#### Exercise goal
All of the data that follows should be retyped exactly, please, except the pictures.

* * * * * * *

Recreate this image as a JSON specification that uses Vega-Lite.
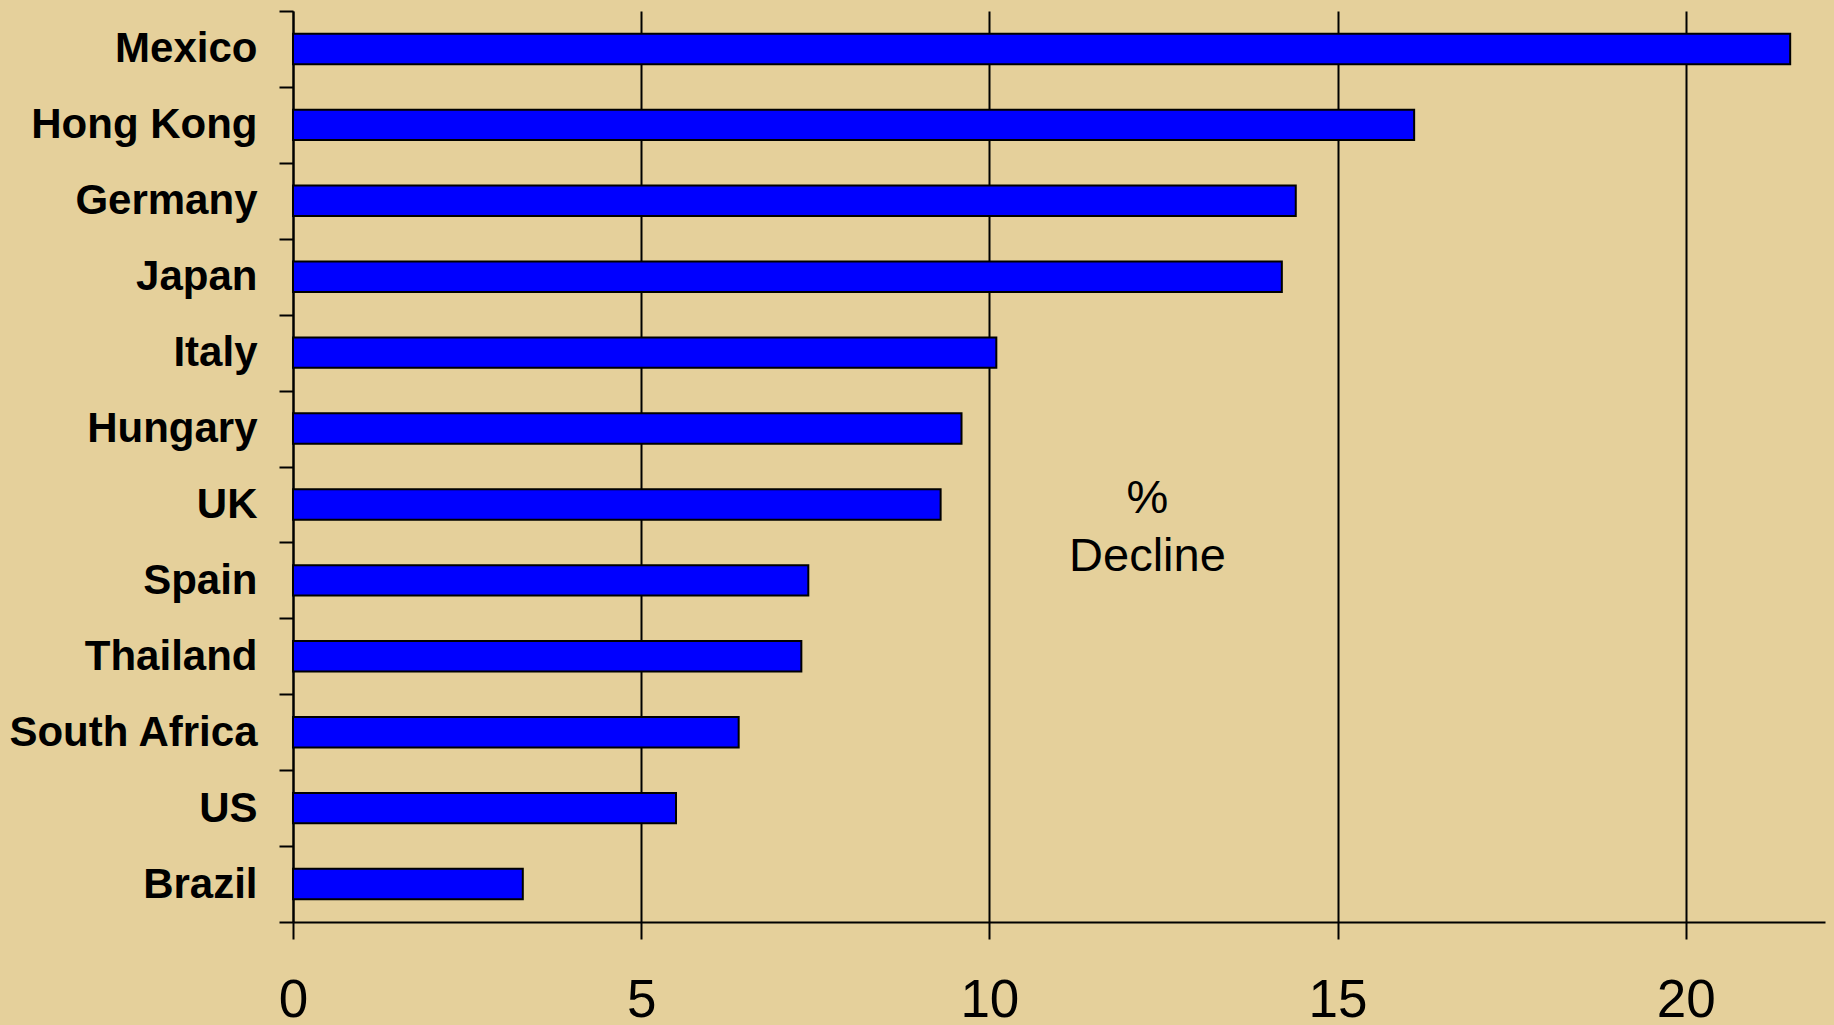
{
  "$schema": "https://vega.github.io/schema/vega-lite/v6.json",
  "autosize": {"type": "none"},
  "padding": {"left": 293, "top": 11, "right": 9, "bottom": 103},
  "width": 1532,
  "height": 911,
  "background": "#E5D09B",
  "config": {
    "view": {"stroke": null},
    "font": "Liberation Sans",
    "text": {"lineBreak": "|"}
  },
  "datasets": {
    "decline": [
      {"country": "Mexico", "pct": 21.5},
      {"country": "Hong Kong", "pct": 16.1},
      {"country": "Germany", "pct": 14.4},
      {"country": "Japan", "pct": 14.2},
      {"country": "Italy", "pct": 10.1},
      {"country": "Hungary", "pct": 9.6},
      {"country": "UK", "pct": 9.3},
      {"country": "Spain", "pct": 7.4},
      {"country": "Thailand", "pct": 7.3},
      {"country": "South Africa", "pct": 6.4},
      {"country": "US", "pct": 5.5},
      {"country": "Brazil", "pct": 3.3}
    ],
    "note": [
      {"country": "UK", "pct": 12.27, "label": "%|Decline"}
    ]
  },
  "layer": [
    {
      "data": {"name": "decline"},
      "mark": {"type": "bar", "fill": "#0000FF", "stroke": "#000000", "strokeWidth": 2, "height": {"band": 0.4}},
      "encoding": {
        "y": {
          "field": "country",
          "type": "nominal",
          "sort": null,
          "scale": {"paddingInner": 0, "paddingOuter": 0},
          "axis": {
            "title": null,
            "orient": "left",
            "domainColor": "#000000",
            "domainWidth": 2,
            "tickBand": "extent",
            "tickColor": "#000000",
            "tickWidth": 2,
            "tickSize": 14,
            "labelFont": "Liberation Sans",
            "labelFontWeight": "bold",
            "labelFontSize": 42,
            "labelColor": "#000000",
            "labelPadding": 22,
            "labelLimit": 0,
            "grid": false
          }
        },
        "x": {
          "field": "pct",
          "type": "quantitative",
          "scale": {"domain": [0, 22], "nice": false, "zero": true},
          "axis": {
            "title": null,
            "orient": "bottom",
            "values": [0, 5, 10, 15, 20],
            "format": "d",
            "labelFlush": false,
            "labelOverlap": false,
            "domainColor": "#000000",
            "domainWidth": 2,
            "tickColor": "#000000",
            "tickWidth": 2,
            "tickSize": 17,
            "labelFont": "Liberation Sans",
            "labelFontSize": 53,
            "labelColor": "#000000",
            "labelPadding": 35,
            "grid": true,
            "gridColor": "#000000",
            "gridWidth": 2,
            "gridOpacity": 1
          }
        }
      }
    },
    {
      "data": {"name": "note"},
      "mark": {
        "type": "text",
        "font": "Liberation Sans",
        "fontSize": 47,
        "lineHeight": 58,
        "align": "center",
        "baseline": "alphabetic",
        "dy": 9,
        "color": "#000000"
      },
      "encoding": {
        "y": {"field": "country", "type": "nominal", "sort": null},
        "x": {"field": "pct", "type": "quantitative"},
        "text": {"field": "label"}
      }
    }
  ]
}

* * * * * * *

#### Finished answer
Recreate this image as a JSON specification that uses Vega-Lite.
{
  "$schema": "https://vega.github.io/schema/vega-lite/v6.json",
  "autosize": {"type": "none"},
  "padding": {"left": 293, "top": 11, "right": 9, "bottom": 103},
  "width": 1532,
  "height": 911,
  "background": "#E5D09B",
  "config": {
    "view": {"stroke": null},
    "font": "Liberation Sans",
    "text": {"lineBreak": "|"}
  },
  "datasets": {
    "decline": [
      {"country": "Mexico", "pct": 21.5},
      {"country": "Hong Kong", "pct": 16.1},
      {"country": "Germany", "pct": 14.4},
      {"country": "Japan", "pct": 14.2},
      {"country": "Italy", "pct": 10.1},
      {"country": "Hungary", "pct": 9.6},
      {"country": "UK", "pct": 9.3},
      {"country": "Spain", "pct": 7.4},
      {"country": "Thailand", "pct": 7.3},
      {"country": "South Africa", "pct": 6.4},
      {"country": "US", "pct": 5.5},
      {"country": "Brazil", "pct": 3.3}
    ],
    "note": [
      {"country": "UK", "pct": 12.27, "label": "%|Decline"}
    ]
  },
  "layer": [
    {
      "data": {"name": "decline"},
      "mark": {"type": "bar", "fill": "#0000FF", "stroke": "#000000", "strokeWidth": 2, "height": {"band": 0.4}},
      "encoding": {
        "y": {
          "field": "country",
          "type": "nominal",
          "sort": null,
          "scale": {"paddingInner": 0, "paddingOuter": 0},
          "axis": {
            "title": null,
            "orient": "left",
            "domainColor": "#000000",
            "domainWidth": 2,
            "tickBand": "extent",
            "tickColor": "#000000",
            "tickWidth": 2,
            "tickSize": 14,
            "labelFont": "Liberation Sans",
            "labelFontWeight": "bold",
            "labelFontSize": 42,
            "labelColor": "#000000",
            "labelPadding": 22,
            "labelLimit": 0,
            "grid": false
          }
        },
        "x": {
          "field": "pct",
          "type": "quantitative",
          "scale": {"domain": [0, 22], "nice": false, "zero": true},
          "axis": {
            "title": null,
            "orient": "bottom",
            "values": [0, 5, 10, 15, 20],
            "format": "d",
            "labelFlush": false,
            "labelOverlap": false,
            "domainColor": "#000000",
            "domainWidth": 2,
            "tickColor": "#000000",
            "tickWidth": 2,
            "tickSize": 17,
            "labelFont": "Liberation Sans",
            "labelFontSize": 53,
            "labelColor": "#000000",
            "labelPadding": 35,
            "grid": true,
            "gridColor": "#000000",
            "gridWidth": 2,
            "gridOpacity": 1
          }
        }
      }
    },
    {
      "data": {"name": "note"},
      "mark": {
        "type": "text",
        "font": "Liberation Sans",
        "fontSize": 47,
        "lineHeight": 58,
        "align": "center",
        "baseline": "alphabetic",
        "dy": 9,
        "color": "#000000"
      },
      "encoding": {
        "y": {"field": "country", "type": "nominal", "sort": null},
        "x": {"field": "pct", "type": "quantitative"},
        "text": {"field": "label"}
      }
    }
  ]
}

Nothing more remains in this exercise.